Hamas “conducted self-documented atrocities” in Israel on October 7 to cause an Israeli counterattack that would result in great destruction in the Gaza Strip, Sander Gerber told a Jewish Policy Center webinar on December 14. It did so “to bring the Israeli-Palestinian conflict to the forefront … as a strategic asset for Iran.”
Gerber, a fellow at the Jerusalem Center for Public Affairs and chief executive officer of Hudson Bay Capital, an international investment firm, said Iran “could not afford an Israel-Arab rapprochement” that seemed to be gathering momentum before Hamas’ massacres inside Israel. The mullahs in Tehran needed Israeli-Palestinian conflict with worldwide coverage of Gaza casualties to undermine security cooperation among Israelis and Western-oriented Arab states, he asserted.

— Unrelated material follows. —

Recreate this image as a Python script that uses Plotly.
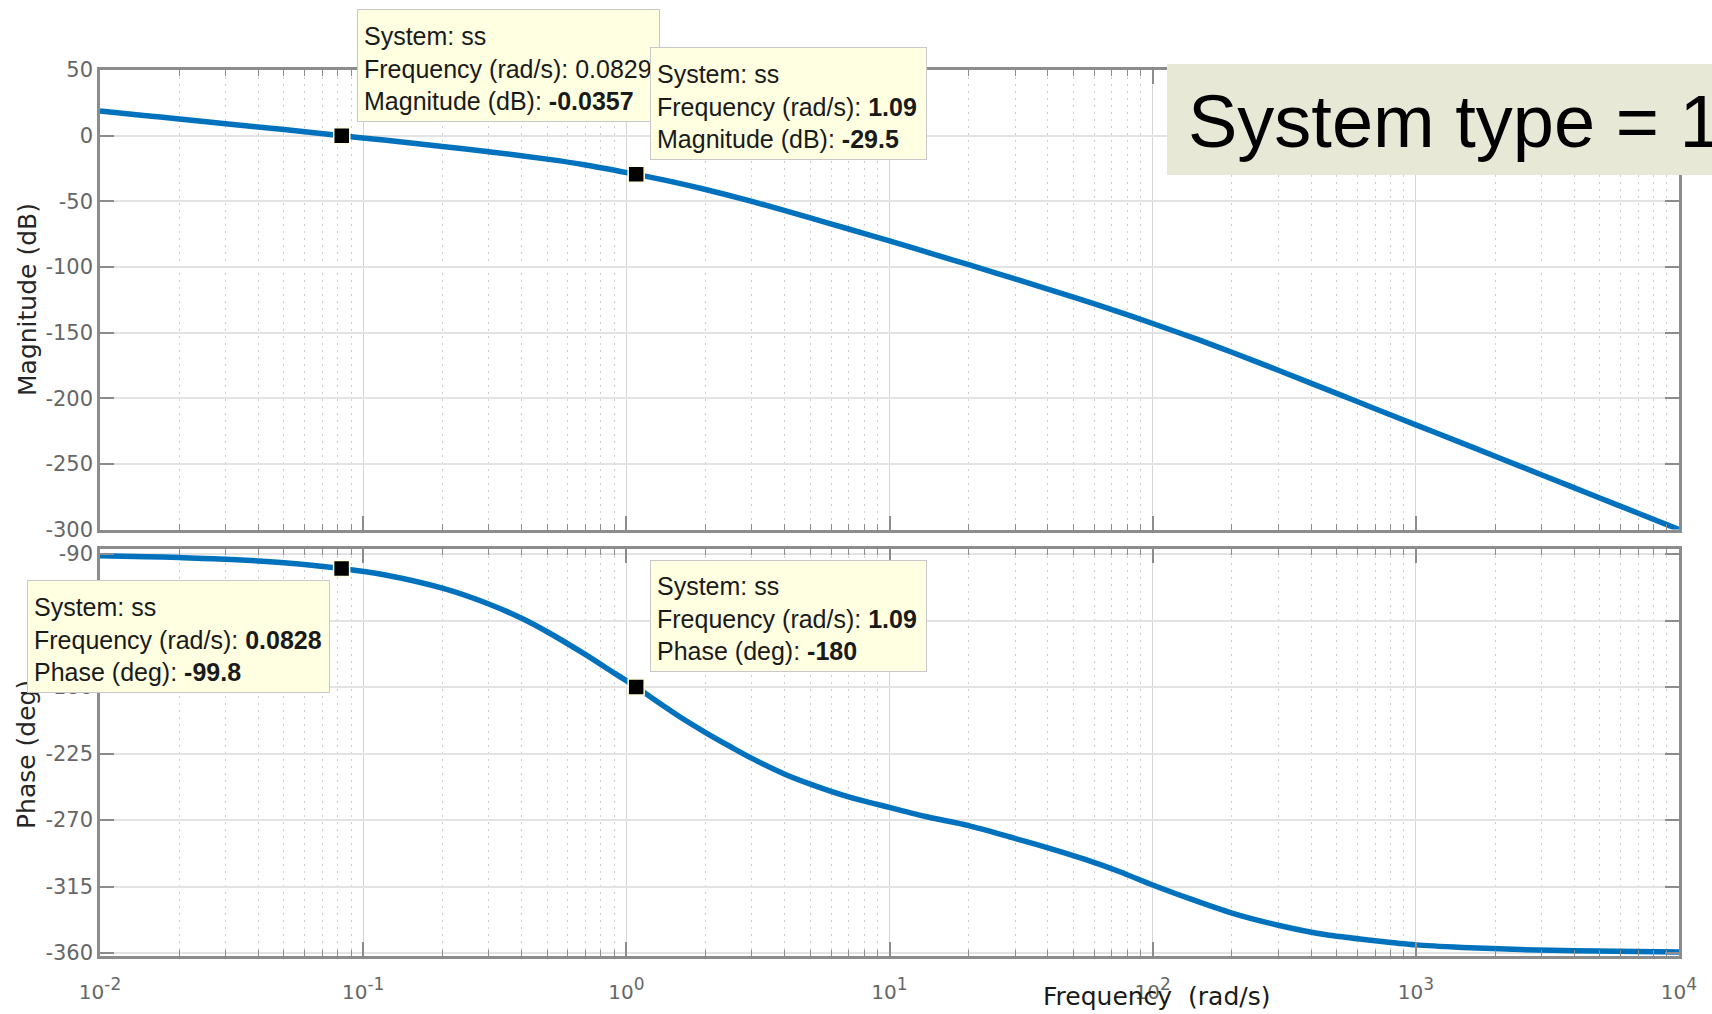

Gerber said he thought Hezbollah “was planning an invasion from the north, but was surprised by Hamas’ timing” of its October attacks. Meanwhile, President Biden’s dispatch of two aircraft carrier groups to the Middle East apparently countered further Iranian adventurism. Nevertheless, “I believe it serves Iran’s position right now to get Israel mired in Gaza.”
“This is a troubling time,” Gerber said. Iran has encircled the Jewish state. It arms, funds and trains not only Hamas (Palestinian Islamic Resistance Movement) and Palestinian Islamic Jihad in Gaza, but also the much larger Hezbollah (Party of God) in Lebanon, militia in Syria and Iraq and the Houthis (motto: “Good is the Greatest, Death to America, Death to Israel, a Curse Upon the Jews, Victory to Islam”) in Yemen.
Approximately 200,000 Israelis have temporarily relocated or been evacuated from villages and towns near Gaza in the south and along the border with Lebanon. In addition to war in the Strip, Israel has counterattacked after Hezbollah rocket fire in the north. If Israeli civilians do not move back, Jerusalem will have in effect ceded territory to its Iranian-supported enemies, Gerber said.
In addition to halting progress in Israeli-Arab relations, particular with Saudi Arabia, combat in the Gaza Strip “has produced antisemitism worldwide not seen” in decades, he noted. Gerber, who served with the Organization for Security and Cooperation in Europe’s Conference on Antisemitism and Other Prejudices, opposes the Biden administration’s insistence that the Palestinian Authority administer the Strip after the war and Washington’s push for a “two-state solution.”
“Why can’t Egypt take responsibility?’ he asked. “This starts to get to the crux of the matter. … There has to be responsibility in the Arab world for its Arab brothers” in Gaza.
The PA, established in the 1990s as part of the Oslo peace process, administered the Gaza Strip and nearly all Palestinian-populated areas of the West Bank (Judea and Samaria) until being ousted from the former by Hamas in a five-day war in 2007, Gerber noted. “The PA has been inciting and paying [for anti-Israel terrorism] since its creation,” he said. More than seven percent of the Palestinian budget, in excess of $350 million annually, still goes to the PA’s “pay-for-slay” expenditures. This includes not only PA-affiliated terrorists but also Hamas and Palestinian Islamic Jihad members.
In addition to its thuggish incompetence administering the West Bank, the authority “is not going to be able to help rebuild and govern Gaza,” Gerber said. He helped spur passage of the Taylor Force Act, named for an American army veteran murdered by a Palestinian Arab in Tel Aviv in 2016. The act requires the United States to deduct the amount the PA spends on “pay-for-slay” from aid to the authority. Under the Trump administration, Washington suspended most financial support to the PA. The Biden White House restored much of it.
A Saudi-Israeli peace will enable multilateral Arab responsibility for Gaza “and ultimately the West Bank,” Gerber believes. Meanwhile, “all the language now about two states … makes Israel the bad guy,” he said. “It is really up to the Arab allies [of Washington and Jerusalem] to form a coalition” to oversee reconstruction of Gaza post-Hamas. Washington could better pressure Qatar to cease funding Hamas (something it and Israel previously accepted, he said) and cut incitement by al-Jazeera, the broadcast network based in Qatar. “Collapsing UNRWA,” the United National Relief and Works Agency subsidizing Palestinians’ multi-generational “refugees” into other UN bodies also would help.
Washington’s pressure on Israel to reduce the violence in Gaza protects Hamas, Gerber said. “I think it will be very hard to eradicate Hamas’ military structure in the next month.” Even facing air strikes and flooding of its tunnel network, the terrorist organization wants large numbers of civilian casualties, he stressed. That would play into accusations on campuses and internationally that “Israel is conducting genocide, Israel is a genocidal country.”
Israel’s failure to rebut these accusations “makes absolutely no sense,” since repetition causes people to believe messages, Gerber said. “I think the world is awash with Israel hatred because of this charge.”